A wallet associated with the Luna Foundation Guard, where Kwon was a founding member and that was responsible for safeguarding UST’s peg, withdrew about 150 million UST from Curve. Four addresses, including one associated with Celsius, then put in about 105 million UST onto Curve. LFG counteracted with UST withdrawals, “and the back-and-forth continued into the morning of May 8,” Nansen said.

A small group of large holders started withdrawing UST from Anchor Protocol, and moved those funds onto Ethereum via the Wormhole bridge. They then swapped large amounts of UST for other stablecoins on Curve and -- as UST started losing its peg -- made money on arbitrage between Curve, decentralized and centralized exchanges by buying and selling positions. Withdrawals from Anchor began in mid-April of this year, Nansen found.

Two wallet addresses “significantly impacted the UST de-peg,” Nansen said, and one of them was associated with Celsius. The two addresses withdrew about 420 million UST from Anchor via 15 transactions, and they were the top wallets that used the Wormhole bridge to withdraw the funds into Ethereum at the time, Nansen said. Celsius was also “a close counterparty that has sent and received funds” from another wallet whose activities led to the de-pegging, Nansen said.

On May 11, Celsius tweeted, “As part of our responsibility to serve our community, @Celsius Network implemented and abides by robust risk management frameworks to ensure the safety and security of assets on our platform. All user funds are safe. We continue to be open for business as usual.” 

Celsius didn’t return multiple request for comment on the Nansen report.

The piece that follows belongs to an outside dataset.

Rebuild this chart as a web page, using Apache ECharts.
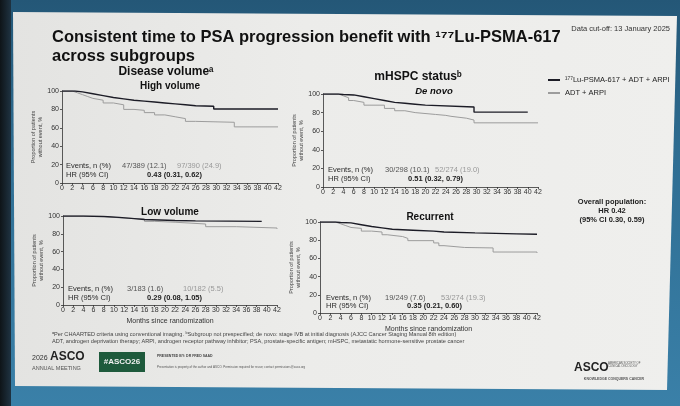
<!DOCTYPE html>
<html>
<head>
<meta charset="utf-8">
<script src="https://cdn.jsdelivr.net/npm/echarts@6/dist/echarts.min.js"></script>
<style>
html, body { margin: 0; padding: 0; }
body {
	width: 680px; height: 406px; overflow: hidden; position: relative;
	background: linear-gradient(180deg, #245777 0%, #2f6e93 40%, #3a80a8 100%);
}
#edge { position: absolute; left: 0; top: 0; width: 11px; height: 406px; background: linear-gradient(90deg, #0e1418, #1f3342); }
#slide {
	position: absolute; left: 0; top: 0; width: 680px; height: 406px;
	background: linear-gradient(90deg, #e3e3e1 0%, #ececea 45%, #efefed 100%);
	clip-path: polygon(13px 12px, 677px 16px, 667px 390px, 15px 386px);
}
#main { position: absolute; left: 0; top: 0; width: 680px; height: 406px; }
</style>
</head>
<body>
<div id="edge"></div>
<div id="slide"></div>
<div id="main"></div>
<script>
var LU = '\u00b9\u2077\u2077Lu-PSMA-617 + ADT + ARPI';
var ADT = 'ADT + ARPI';
var BLACK = '#1c1c26';
var GRAY = '#9c9c9c';

// High volume
var hvLuT = [0, 2.5, 4, 6, 8, 10, 12, 14, 16, 18, 20, 22, 24, 26, 29.5, 42];
var hvLuS = [100, 99, 97, 95, 93, 91.5, 90, 89, 88, 87, 86, 85, 84, 83.5, 80.5, 80];
var hvAdtT = [0, 2, 3, 4, 5, 6, 8, 10, 12, 14, 16, 18, 20, 22, 24, 26, 33.5, 42];
var hvAdtS = [100, 98, 96, 94, 92, 90, 87, 85, 80, 79, 76.5, 74, 72, 70, 67, 66, 61, 60.5];
// De novo
var dnLuT = [0, 3, 4, 6, 8, 10, 12, 14, 16, 18, 20, 29.5, 40];
var dnLuS = [100, 99.5, 99, 97, 95, 93, 91, 90, 89, 88, 86, 80.5, 80];
var dnAdtT = [0, 3, 4, 5, 6, 8, 12, 14, 16, 18, 22, 24, 25, 28, 29.5, 42];
var dnAdtS = [100, 98, 96, 93, 91, 88, 84.5, 82, 80, 78, 77, 76, 74, 72, 69, 68.5];
// Low volume
var lvLuT = [0, 4, 8, 11, 14, 16, 22, 26, 39];
var lvLuS = [100, 99.5, 98.5, 97, 96, 95, 94.5, 94, 93.5];
var lvAdtT = [0, 4, 8, 11, 16, 18, 22, 28, 34, 42];
var lvAdtS = [100, 99.5, 98, 96.5, 94, 93, 91, 88, 86.5, 85.5];
// Recurrent
var reLuT = [0, 3, 4, 6, 8, 10, 12, 14, 18, 22, 24, 30, 34, 38, 42];
var reLuS = [100, 99.5, 99, 97, 95, 93.5, 92, 91, 90, 89, 88, 87.5, 87, 86.5, 86];
var reAdtT = [0, 3, 4, 5, 6, 8, 10, 12, 13, 16, 17, 22, 23, 24, 28, 33.5, 42];
var reAdtS = [100, 98, 96, 94, 93, 90, 89, 86, 84, 82, 79.5, 77, 74, 72, 71.5, 67, 66];

var panels = [
	{ grid: { left: 62, top: 91, width: 216, height: 92 }, lu: [hvLuT, hvLuS], adt: [hvAdtT, hvAdtS], xName: '' },
	{ grid: { left: 323, top: 94, width: 215, height: 93 }, lu: [dnLuT, dnLuS], adt: [dnAdtT, dnAdtS], xName: '' },
	{ grid: { left: 63, top: 216, width: 214, height: 89 }, lu: [lvLuT, lvLuS], adt: [lvAdtT, lvAdtS], xName: 'Months since randomization' },
	{ grid: { left: 320, top: 222, width: 217, height: 91 }, lu: [reLuT, reLuS], adt: [reAdtT, reAdtS], xName: 'Months since randomization' }
];

function zip(t, s) {
	return t.map(function(v, i) { return [v, s[i]]; });
}

function txt(x, y, s, size, opt) {
	opt = opt || {};
	return {
		type: 'text', x: x, y: y, z: 10,
		style: {
			text: s,
			fontSize: size,
			fontFamily: 'Liberation Sans, Arial, sans-serif',
			fontWeight: opt.bold ? 'bold' : 'normal',
			fontStyle: opt.italic ? 'italic' : 'normal',
			fill: opt.color || '#2a2a2a',
			textAlign: opt.align || 'left',
			textVerticalAlign: 'middle'
		}
	};
}

var grids = [], xAxes = [], yAxes = [], series = [];
panels.forEach(function(p, i) {
	grids.push(p.grid);
	xAxes.push({
		type: 'value', gridIndex: i, min: 0, max: 42, interval: 2,
		name: p.xName, nameLocation: 'middle', nameGap: 13,
		nameTextStyle: { fontSize: 7, color: '#333', fontFamily: 'Liberation Sans' },
		axisLine: { lineStyle: { color: '#333', width: 0.8 } },
		axisTick: { length: 2, lineStyle: { color: '#333', width: 0.8 } },
		axisLabel: { fontSize: 7, color: '#333', margin: 2, interval: 0, hideOverlap: false, fontFamily: 'Liberation Sans' },
		splitLine: { show: false }
	});
	yAxes.push({
		type: 'value', gridIndex: i, min: 0, max: 100, interval: 20,
		name: 'Proportion of patients\nwithout event, %', nameLocation: 'middle', nameGap: 17, nameRotate: 90,
		nameTextStyle: { fontSize: 5.5, lineHeight: 6.5, color: '#444', fontFamily: 'Liberation Sans' },
		axisLine: { show: true, lineStyle: { color: '#333', width: 0.8 } },
		axisTick: { show: true, length: 2, lineStyle: { color: '#333', width: 0.8 } },
		axisLabel: { fontSize: 7, color: '#333', margin: 3, fontFamily: 'Liberation Sans' },
		splitLine: { show: false }
	});
	series.push({
		name: ADT, type: 'line', step: 'end', xAxisIndex: i, yAxisIndex: i,
		data: zip(p.adt[0], p.adt[1]), showSymbol: false, silent: true,
		lineStyle: { color: GRAY, width: 1 }, itemStyle: { color: GRAY }
	});
	series.push({
		name: LU, type: 'line', step: 'end', xAxisIndex: i, yAxisIndex: i,
		data: zip(p.lu[0], p.lu[1]), showSymbol: false, silent: true,
		lineStyle: { color: BLACK, width: 1.4 }, itemStyle: { color: BLACK }
	});
});

var graphics = [
	txt(52, 37, 'Consistent time to PSA progression benefit with \u00b9\u2077\u2077Lu-PSMA-617', 16.5, { bold: true, color: '#111' }),
	txt(52, 56, 'across subgroups', 16.5, { bold: true, color: '#111' }),
	txt(670, 29, 'Data cut-off: 13 January 2025', 7.5, { align: 'right', color: '#333' }),
	txt(166, 72, 'Disease volume\u1d43', 12, { bold: true, align: 'center', color: '#111' }),
	txt(170, 86, 'High volume', 10, { bold: true, align: 'center', color: '#111' }),
	txt(418, 77, 'mHSPC status\u1d47', 12, { bold: true, align: 'center', color: '#111' }),
	txt(434, 91, 'De novo', 9.5, { bold: true, italic: true, align: 'center', color: '#111' }),
	txt(170, 212, 'Low volume', 10, { bold: true, align: 'center', color: '#111' }),
	txt(430, 217, 'Recurrent', 10, { bold: true, align: 'center', color: '#111' }),

	txt(66, 166, 'Events, n (%)', 7.5),
	txt(122, 166, '47/389 (12.1)', 7.5, { color: '#555' }),
	txt(177, 166, '97/390 (24.9)', 7.5, { color: '#999' }),
	txt(66, 175, 'HR (95% CI)', 7.5),
	txt(147, 175, '0.43 (0.31, 0.62)', 7.5, { bold: true, color: '#222' }),

	txt(328, 170, 'Events, n (%)', 7.5),
	txt(385, 170, '30/298 (10.1)', 7.5, { color: '#555' }),
	txt(435, 170, '52/274 (19.0)', 7.5, { color: '#999' }),
	txt(328, 179, 'HR (95% CI)', 7.5),
	txt(408, 179, '0.51 (0.32, 0.79)', 7.5, { bold: true, color: '#222' }),

	txt(68, 289, 'Events, n (%)', 7.5),
	txt(127, 289, '3/183 (1.6)', 7.5, { color: '#555' }),
	txt(183, 289, '10/182 (5.5)', 7.5, { color: '#999' }),
	txt(68, 298, 'HR (95% CI)', 7.5),
	txt(147, 298, '0.29 (0.08, 1.05)', 7.5, { bold: true, color: '#222' }),

	txt(326, 298, 'Events, n (%)', 7.5),
	txt(385, 298, '19/249 (7.6)', 7.5, { color: '#555' }),
	txt(441, 298, '53/274 (19.3)', 7.5, { color: '#999' }),
	txt(326, 306, 'HR (95% CI)', 7.5),
	txt(407, 306, '0.35 (0.21, 0.60)', 7.5, { bold: true, color: '#222' }),

	txt(612, 202, 'Overall population:', 7.5, { bold: true, align: 'center', color: '#222' }),
	txt(612, 211, 'HR 0.42', 7.5, { bold: true, align: 'center', color: '#222' }),
	txt(612, 220, '(95% CI 0.30, 0.59)', 7.5, { bold: true, align: 'center', color: '#222' }),

	txt(52, 334, '\u1d43Per CHAARTED criteria using conventional imaging. \u1d47Subgroup not prespecified; de novo: stage IVB at initial diagnosis (AJCC Cancer Staging Manual 8th edition)', 5.6, { color: '#444' }),
	txt(52, 341, 'ADT, androgen deprivation therapy; ARPI, androgen receptor pathway inhibitor; PSA, prostate-specific antigen; mHSPC, metastatic hormone-sensitive prostate cancer', 5.6, { color: '#444' }),

	txt(32, 358, '2026', 7, { color: '#333' }),
	txt(50, 357, 'ASCO', 12, { bold: true, color: '#222' }),
	txt(32, 368, 'ANNUAL MEETING', 5.5, { color: '#555' }),
	{ type: 'rect', shape: { x: 99, y: 352, width: 46, height: 20 }, style: { fill: '#1e5a3c' }, z: 9 },
	txt(122, 362, '#ASCO26', 8, { bold: true, color: '#f2f2f2', align: 'center' }),
	txt(157, 356, 'PRESENTED BY: DR FRED SAAD', 3.5, { bold: true, color: '#444' }),
	txt(157, 367, 'Presentation is property of the author and ASCO. Permission required for reuse; contact permissions@asco.org', 3, { color: '#555' }),
	txt(574, 368, 'ASCO', 12, { bold: true, color: '#222' }),
	txt(608, 365, 'AMERICAN SOCIETY OF\nCLINICAL ONCOLOGY', 2.8, { color: '#555' }),
	txt(614, 379, 'KNOWLEDGE CONQUERS CANCER', 3.5, { bold: true, color: '#555', align: 'center' })
];

var chart = echarts.init(document.getElementById('main'), null, { renderer: 'canvas' });
chart.setOption({
	animation: false,
	backgroundColor: 'transparent',
	legend: {
		orient: 'vertical', left: 543, top: 71, itemWidth: 12, itemHeight: 2, itemGap: 5,
		icon: 'rect', data: [LU, ADT],
		textStyle: { fontSize: 7.5, color: '#222', fontFamily: 'Liberation Sans' }
	},
	grid: grids,
	xAxis: xAxes,
	yAxis: yAxes,
	series: series,
	graphic: graphics
});
</script>
</body>
</html>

Celsius pulled about $500 million of funds from the Anchor lending protocol, the Block reported earlier. A person familiar with the situation confirmed to Bloomberg that Celsius had moved some founds out of Anchor.

Celsius allows individual investors to earn interest on their crypto holdings by lending them out, offering returns as high as 18.63%. It had $11.8 billion in assets as of May 17, according to its website, down from about $16.9 billion on May 6. Celsius changed its rules earlier this year to allow only accredited US investors to add new coins for lending purposes and earning rewards after regulators raised concerns. In November, Celsius announced it closed a $750 million round of funding. 

Celsius has been subject to state and federal regulatory scrutiny. The company, along with several others, is the subject of a broad inquiry by the Securities and Exchange Commission into companies that pay interest on virtual token deposits, Bloomberg reported earlier this year. 

Read more: Crypto Lending Firms Celsius Network, Gemini Face SEC Scrutiny

Securities regulators in Alabama, Kentucky and several other states last year ordered or threatened to order the company to stop selling its products to residents. New York Attorney General Letitia James sent Celsius and other crypto companies a demand for information, often a precursor to a formal investigation.

Celsius recently filed with SEC for an initial public offering of its crypto mining subsidiary.